Push and Deploy Your Docker Image

  1. Push your docker image up to docker hub (or the container registry of your choice.)
docker push saladtechnologies/fooocus-api:preloaded-2.4.3
  1. Deploy your image on Salad, using either the Portal or the SaladCloud Public API

    We’re going to name our container group something obvious, and fill in the configuration form. We’re going to use 3 replicas, to ensure coverage during node interruptions and reallocations.

    Since Fooocus uses an SDXL based model, we’re gong to give ourselves fairly powerful hardware: 4 vCPUs, 24GB ram, and an RTX 3090 Ti GPU.

    We want to add the container gateway to our deployment, so that we will get a URL we can use to access it. Make sure to set the port to 8888, or whatever you set the port to in the CMD of your dockerfile.

    We need to enable a startup probe and a liveness probe, to make sure the container gateway only routes requests to nodes that are ready for them.

Interact with Your Deployment

  1. Wait for the deployment to be ready.

    1. First, SaladCloud pulls your container image into our own internal high-performance cache.

    2. Next, SaladCloud locates eligible nodes for your workload, based on the configuration you provided.

    3. Next, SaladCloud begins downloading the cached container image to the nodes that have been assigned to your workload.

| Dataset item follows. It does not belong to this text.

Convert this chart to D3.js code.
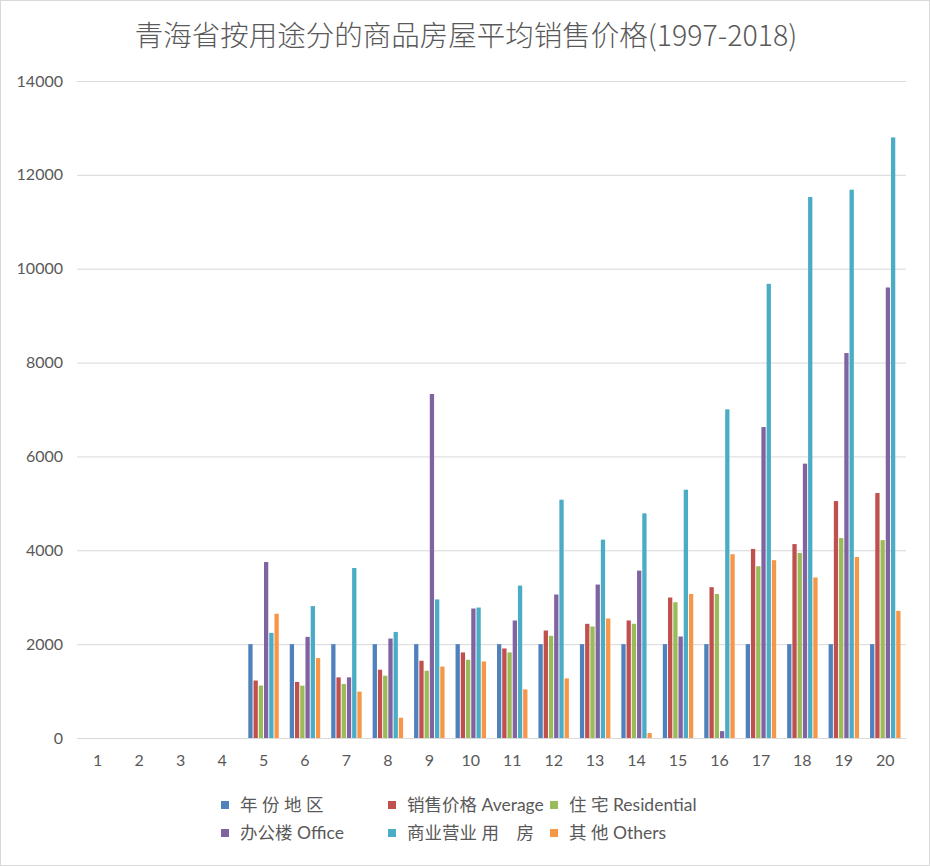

      This step can take tens of minutes in some cases, depending on the size of the image, and the internet speed of the individual nodes. Note that our progress bars are only estimates, and do not necessarily reflect real-time download status. These slow cold starts, and the possibility of nodes being interrupted by their host without warning, are why we always want to provision multiple replicas.

    4. Eventually, you will see instances listed as “running”, with a green check in the “ready” column.

  2. Submit your prompt to the provided Access Domain Name. You will get back a json response within 10-20 seconds. See above for how to submit the request and process the response.